* [Task brief]: Extract everything from the first line through the line with "p.outline_line_width = 1.5", both ends included, except for any pictures.

* [Data lines]:
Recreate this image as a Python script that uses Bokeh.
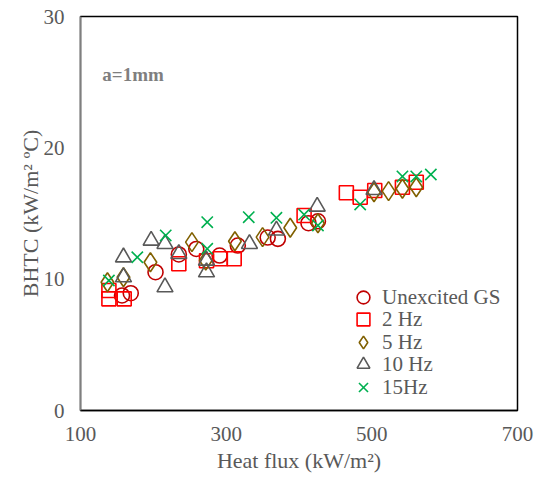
from bokeh.plotting import figure
from bokeh.models import Range1d, FixedTicker, Legend, LegendItem, Label
from bokeh.embed import file_html
from bokeh.resources import INLINE

# Data (heat flux kW/m², BHTC kW/m²°C)
gs_x = [157, 169, 203, 235, 259, 291, 316, 357, 371, 413, 426]
gs_y = [8.76, 8.93, 10.53, 11.88, 12.3, 11.8, 12.56, 13.17, 13.07, 14.26, 14.41]

hz2_x = [139, 139, 160, 235, 273, 292, 311, 407, 465, 484, 504, 542, 561]
hz2_y = [9.14, 8.5, 8.5, 11.17, 11.4, 11.55, 11.55, 14.85, 16.58, 16.24, 16.75, 17.0, 17.38]

hz5_x = [137, 159, 196, 253, 272, 312, 350, 388, 426, 503, 523, 542, 561]
hz5_y = [9.77, 10.15, 11.29, 12.82, 11.42, 12.89, 13.2, 13.91, 14.26, 16.62, 16.7, 16.88, 17.0]

hz10_x = [159, 159, 197, 216, 216, 235, 273, 273, 332, 369, 425, 503]
hz10_y = [11.67, 10.15, 12.94, 12.69, 9.39, 11.93, 11.42, 10.53, 12.69, 13.71, 15.53, 16.8]

hz15_x = [139, 178, 217, 274, 274, 331, 369, 407, 426, 484, 542, 561, 581]
hz15_y = [9.9, 11.67, 13.33, 14.34, 12.31, 14.72, 14.67, 14.92, 14.09, 15.69, 17.82, 17.82, 17.97]

series_labels = ["Unexcited GS", "2 Hz", "5 Hz", "10 Hz", "15Hz"]
x_ticks = [100, 300, 500, 700]
y_ticks = [0, 10, 20, 30]

FONT = "Liberation Serif"
GRAY = "#595959"

p = figure(width=540, height=475, output_backend="svg", toolbar_location=None,
           x_range=Range1d(100, 700), y_range=Range1d(0, 30),
           min_border_left=80, min_border_right=23, min_border_top=16, min_border_bottom=65)

p.grid.visible = False
p.outline_line_color = "black"
p.outline_line_width = 1.5

for ax in (p.xaxis[0], p.yaxis[0]):
    ax.major_tick_line_color = None
    ax.minor_tick_line_color = None
    ax.major_label_text_font = FONT
    ax.major_label_text_font_size = "21px"
    ax.major_label_text_color = GRAY
    ax.axis_label_text_font = FONT
    ax.axis_label_text_font_size = "22px"
    ax.axis_label_text_font_style = "normal"
    ax.axis_label_text_color = GRAY

p.xaxis.ticker = FixedTicker(ticks=x_ticks)
p.yaxis.ticker = FixedTicker(ticks=y_ticks)
p.xaxis.axis_line_color = "black"
p.xaxis.axis_line_width = 1.5
p.yaxis.axis_line_color = "#7f7f7f"
p.yaxis.axis_line_width = 1.5
p.xaxis.major_label_standoff = 10
p.yaxis.major_label_standoff = 10
p.xaxis.axis_label = "Heat flux (kW/m²)"
p.yaxis.axis_label = "BHTC (kW/m² ºC)"
p.xaxis.axis_label_standoff = 4
p.yaxis.axis_label_standoff = -2

r_gs = p.scatter(gs_x, gs_y, marker="circle", size=15, fill_color=None,
                 line_color="#C00000", line_width=1.6)
r_2 = p.scatter(hz2_x, hz2_y, marker="square", size=14, fill_color=None,
                line_color="#FF0000", line_width=1.6)
r_5 = p.scatter(hz5_x, hz5_y, marker="diamond", size=19, fill_color=None,
                line_color="#806000", line_width=1.6)
r_10 = p.scatter(hz10_x, hz10_y, marker="triangle", size=16, fill_color=None,
                 line_color="#595959", line_width=1.6)
r_15 = p.scatter(hz15_x, hz15_y, marker="x", size=16, fill_color=None,
                 line_color="#00B050", line_width=1.6)

renderers = [r_gs, r_2, r_5, r_10, r_15]
legend_bottoms = [97, 75, 52, 30, 7]  # one single-row legend per series, 22.5px apart
for lab, rend, vy in zip(series_labels, renderers, legend_bottoms):
    lg = Legend(items=[LegendItem(label=lab, renderers=[rend])], location=(267, vy))
    lg.border_line_color = None
    lg.background_fill_alpha = 0
    lg.padding = 0
    lg.margin = 0
    lg.glyph_width = 32
    lg.glyph_height = 32
    lg.label_height = 20
    lg.label_standoff = 3
    lg.label_text_font = FONT
    lg.label_text_font_size = "21px"
    lg.label_text_color = GRAY
    p.add_layout(lg, "center")

p.add_layout(Label(x=130, y=25.6, text="a=1mm", text_font=FONT, text_font_size="19px",
                   text_font_style="bold", text_color="#7f7f7f", text_baseline="alphabetic"))

open("out.html", "w").write(file_html(p, INLINE))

* [Written answer]:
Recreate this image as a Python script that uses Bokeh.
from bokeh.plotting import figure
from bokeh.models import Range1d, FixedTicker, Legend, LegendItem, Label
from bokeh.embed import file_html
from bokeh.resources import INLINE

# Data (heat flux kW/m², BHTC kW/m²°C)
gs_x = [157, 169, 203, 235, 259, 291, 316, 357, 371, 413, 426]
gs_y = [8.76, 8.93, 10.53, 11.88, 12.3, 11.8, 12.56, 13.17, 13.07, 14.26, 14.41]

hz2_x = [139, 139, 160, 235, 273, 292, 311, 407, 465, 484, 504, 542, 561]
hz2_y = [9.14, 8.5, 8.5, 11.17, 11.4, 11.55, 11.55, 14.85, 16.58, 16.24, 16.75, 17.0, 17.38]

hz5_x = [137, 159, 196, 253, 272, 312, 350, 388, 426, 503, 523, 542, 561]
hz5_y = [9.77, 10.15, 11.29, 12.82, 11.42, 12.89, 13.2, 13.91, 14.26, 16.62, 16.7, 16.88, 17.0]

hz10_x = [159, 159, 197, 216, 216, 235, 273, 273, 332, 369, 425, 503]
hz10_y = [11.67, 10.15, 12.94, 12.69, 9.39, 11.93, 11.42, 10.53, 12.69, 13.71, 15.53, 16.8]

hz15_x = [139, 178, 217, 274, 274, 331, 369, 407, 426, 484, 542, 561, 581]
hz15_y = [9.9, 11.67, 13.33, 14.34, 12.31, 14.72, 14.67, 14.92, 14.09, 15.69, 17.82, 17.82, 17.97]

series_labels = ["Unexcited GS", "2 Hz", "5 Hz", "10 Hz", "15Hz"]
x_ticks = [100, 300, 500, 700]
y_ticks = [0, 10, 20, 30]

FONT = "Liberation Serif"
GRAY = "#595959"

p = figure(width=540, height=475, output_backend="svg", toolbar_location=None,
           x_range=Range1d(100, 700), y_range=Range1d(0, 30),
           min_border_left=80, min_border_right=23, min_border_top=16, min_border_bottom=65)

p.grid.visible = False
p.outline_line_color = "black"
p.outline_line_width = 1.5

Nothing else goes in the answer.